Of course, we are not discounting the possibility of a 51% attack to happen. It is possible but the reward isn't really that great. Subduing the entire bitcoin network for reverting a single transaction or overwriting the chain isn't really that much of value when bitcoin itself is worth nothing.
 

Diego

Member
Except in the event that most miners want to move to mining a currency other than Bitcoin, we can see a 51% attack.
In addition to what has been said already, mining difficulty is adjusted every 2016 blocks (approximately 2 weeks) to keep the average block time at 10 minutes, by balancing it with the amount of computing power competing to solve a hash problem at that point in time. If more miners leave the network, the difficulty is dropped to incentivise new miners to join in, and when more mining pools are added, the difficulty rises.
Yes, the idea became clear to me and I thank everyone for the clarification.
I found this site via search engines: https://diff.cryptothis.com/
It displays many data:
-latest block
-current pace
-previous difficulty
-current difficulty
-next difficulty change
-previous retarget
-next retarget earliest
-next retarget latest
-projected epoch length
By analyzing the data on the site, I found that Bitcoin's difficulty is at its highest.
Is it possible to rely on this site to analyze the data?
?
 

Ashton

Member
OP, resize the infographic, read items no. 2, and 3. It's the full nodes that are actually securing the network, not the miners. In fact, it's the full nodes that are defining what makes a miner a miner.
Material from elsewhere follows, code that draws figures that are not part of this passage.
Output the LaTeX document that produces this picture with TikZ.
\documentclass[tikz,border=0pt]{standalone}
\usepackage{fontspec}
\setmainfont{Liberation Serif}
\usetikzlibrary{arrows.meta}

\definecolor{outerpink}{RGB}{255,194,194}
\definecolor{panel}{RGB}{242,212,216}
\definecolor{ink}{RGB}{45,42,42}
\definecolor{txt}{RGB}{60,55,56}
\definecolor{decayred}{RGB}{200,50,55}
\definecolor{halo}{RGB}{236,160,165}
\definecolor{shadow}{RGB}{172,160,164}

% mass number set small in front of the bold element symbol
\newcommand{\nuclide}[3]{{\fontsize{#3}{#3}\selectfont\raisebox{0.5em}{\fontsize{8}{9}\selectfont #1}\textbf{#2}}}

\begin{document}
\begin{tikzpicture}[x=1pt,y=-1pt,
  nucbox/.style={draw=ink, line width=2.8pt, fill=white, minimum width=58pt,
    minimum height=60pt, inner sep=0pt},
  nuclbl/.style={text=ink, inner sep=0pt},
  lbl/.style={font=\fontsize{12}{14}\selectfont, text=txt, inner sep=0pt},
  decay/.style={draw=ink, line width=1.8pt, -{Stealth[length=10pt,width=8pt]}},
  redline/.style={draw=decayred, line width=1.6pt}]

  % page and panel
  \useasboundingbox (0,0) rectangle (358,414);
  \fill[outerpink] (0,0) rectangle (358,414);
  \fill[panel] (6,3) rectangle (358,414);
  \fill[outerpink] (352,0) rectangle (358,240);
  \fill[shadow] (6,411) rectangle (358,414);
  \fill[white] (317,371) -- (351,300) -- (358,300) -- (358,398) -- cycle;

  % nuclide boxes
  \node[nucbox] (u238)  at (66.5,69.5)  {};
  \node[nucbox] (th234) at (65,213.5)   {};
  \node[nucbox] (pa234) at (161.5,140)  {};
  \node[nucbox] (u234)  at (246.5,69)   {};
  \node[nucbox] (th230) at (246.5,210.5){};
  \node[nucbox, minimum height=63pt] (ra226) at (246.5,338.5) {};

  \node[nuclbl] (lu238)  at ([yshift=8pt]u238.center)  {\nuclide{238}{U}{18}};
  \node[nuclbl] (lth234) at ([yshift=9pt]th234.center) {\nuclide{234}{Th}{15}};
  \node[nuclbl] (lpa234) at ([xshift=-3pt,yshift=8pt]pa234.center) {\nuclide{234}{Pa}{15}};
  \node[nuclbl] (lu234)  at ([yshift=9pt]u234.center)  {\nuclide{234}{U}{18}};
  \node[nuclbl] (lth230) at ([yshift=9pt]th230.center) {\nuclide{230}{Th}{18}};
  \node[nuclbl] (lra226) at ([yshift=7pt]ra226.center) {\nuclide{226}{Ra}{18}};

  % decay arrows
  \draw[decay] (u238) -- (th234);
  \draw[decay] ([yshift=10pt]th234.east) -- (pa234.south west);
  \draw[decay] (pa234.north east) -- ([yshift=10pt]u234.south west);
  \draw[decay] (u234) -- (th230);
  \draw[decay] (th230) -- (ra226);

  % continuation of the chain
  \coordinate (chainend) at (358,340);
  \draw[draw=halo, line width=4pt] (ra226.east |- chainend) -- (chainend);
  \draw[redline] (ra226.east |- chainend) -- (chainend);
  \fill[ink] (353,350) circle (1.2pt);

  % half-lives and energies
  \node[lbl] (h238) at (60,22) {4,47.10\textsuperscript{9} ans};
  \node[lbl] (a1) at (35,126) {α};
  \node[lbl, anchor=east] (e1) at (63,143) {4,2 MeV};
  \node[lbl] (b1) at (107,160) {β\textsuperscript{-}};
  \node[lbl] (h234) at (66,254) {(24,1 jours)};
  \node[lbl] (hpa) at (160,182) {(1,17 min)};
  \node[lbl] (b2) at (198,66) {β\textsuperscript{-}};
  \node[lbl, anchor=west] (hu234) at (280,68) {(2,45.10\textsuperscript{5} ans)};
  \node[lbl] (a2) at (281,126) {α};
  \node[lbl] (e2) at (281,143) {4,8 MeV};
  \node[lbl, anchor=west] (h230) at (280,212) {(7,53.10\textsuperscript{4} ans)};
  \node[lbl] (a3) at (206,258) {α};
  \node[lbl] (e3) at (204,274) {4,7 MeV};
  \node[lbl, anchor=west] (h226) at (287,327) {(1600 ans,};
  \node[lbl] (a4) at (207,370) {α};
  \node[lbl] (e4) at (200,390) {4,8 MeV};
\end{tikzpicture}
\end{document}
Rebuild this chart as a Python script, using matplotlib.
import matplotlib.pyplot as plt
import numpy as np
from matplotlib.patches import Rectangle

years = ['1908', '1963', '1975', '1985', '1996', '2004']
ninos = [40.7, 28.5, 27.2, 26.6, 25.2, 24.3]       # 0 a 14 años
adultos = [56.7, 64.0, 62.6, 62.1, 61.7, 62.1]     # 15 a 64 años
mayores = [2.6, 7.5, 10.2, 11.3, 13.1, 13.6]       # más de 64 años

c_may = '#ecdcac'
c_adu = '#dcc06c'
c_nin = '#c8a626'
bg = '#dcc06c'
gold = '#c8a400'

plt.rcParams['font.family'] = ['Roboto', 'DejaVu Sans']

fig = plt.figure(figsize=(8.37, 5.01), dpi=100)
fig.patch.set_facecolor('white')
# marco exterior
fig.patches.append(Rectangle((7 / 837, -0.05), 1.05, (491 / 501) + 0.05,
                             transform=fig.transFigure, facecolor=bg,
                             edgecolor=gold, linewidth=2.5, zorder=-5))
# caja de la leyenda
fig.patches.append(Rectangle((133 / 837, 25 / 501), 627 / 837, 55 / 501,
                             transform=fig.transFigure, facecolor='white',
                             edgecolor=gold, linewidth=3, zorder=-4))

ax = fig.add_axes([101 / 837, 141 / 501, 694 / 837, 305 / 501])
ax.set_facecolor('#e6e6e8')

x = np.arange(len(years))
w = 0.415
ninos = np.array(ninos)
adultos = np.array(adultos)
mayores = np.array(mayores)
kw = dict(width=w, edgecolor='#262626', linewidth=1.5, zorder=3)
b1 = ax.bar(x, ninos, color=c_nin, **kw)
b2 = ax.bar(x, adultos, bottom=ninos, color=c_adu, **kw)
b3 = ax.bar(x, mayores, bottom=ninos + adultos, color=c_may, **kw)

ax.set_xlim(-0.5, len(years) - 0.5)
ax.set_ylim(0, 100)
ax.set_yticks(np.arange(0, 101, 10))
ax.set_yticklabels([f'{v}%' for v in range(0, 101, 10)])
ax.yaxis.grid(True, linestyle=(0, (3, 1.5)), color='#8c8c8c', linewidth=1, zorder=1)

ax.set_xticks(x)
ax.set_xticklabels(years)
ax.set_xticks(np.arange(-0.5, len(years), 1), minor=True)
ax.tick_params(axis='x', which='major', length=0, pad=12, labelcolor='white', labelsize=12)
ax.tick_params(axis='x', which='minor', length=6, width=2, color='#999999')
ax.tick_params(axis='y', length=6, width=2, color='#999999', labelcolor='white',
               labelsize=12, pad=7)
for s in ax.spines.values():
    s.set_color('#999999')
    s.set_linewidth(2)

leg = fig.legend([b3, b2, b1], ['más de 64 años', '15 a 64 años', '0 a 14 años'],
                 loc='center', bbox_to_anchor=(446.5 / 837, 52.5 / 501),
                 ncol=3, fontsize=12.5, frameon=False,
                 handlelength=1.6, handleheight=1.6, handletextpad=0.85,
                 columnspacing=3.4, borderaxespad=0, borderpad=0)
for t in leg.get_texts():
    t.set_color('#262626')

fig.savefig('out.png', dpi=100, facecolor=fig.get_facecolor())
The problem with mining pools is, they could have some political leverage on the network.

 

Stone

Member
the only real problem with mining pools is that miners don't get a vote and only the pool operator decides what to "vote" for. this doesn't seem to have caused any problems so far even during the 2017 drama and scaling fork solutions but it still is a serious issue that must be addressed by the pools and demanded by the miners.

otherwise things such as 51% attacks are not serious issues in my opinion since the mining (that is the real hashing power) is pretty decentralized already and the cost of pulling such an attack is too high already.
 

Kingston

Member
To kill a pool is not enough for 51% attack. However, if somebody (gov, for example) will have enough money they may buy hashrates and do it in other way
 

Giovanni

Member
Adding up to the contributions made. I remember signing up for some node online or something like that, I am not too sure as i didn't get the total picture but i remember clearly that every time the node went off a wuld get a notification via email as to what nodes go down but this doesn't affect the overall tim spent on block validation. Though, I can't tell if it has great impact as a result of that because it is just me transacting but my point is....the impact if a node or a mining pool has challenges is not a disaster.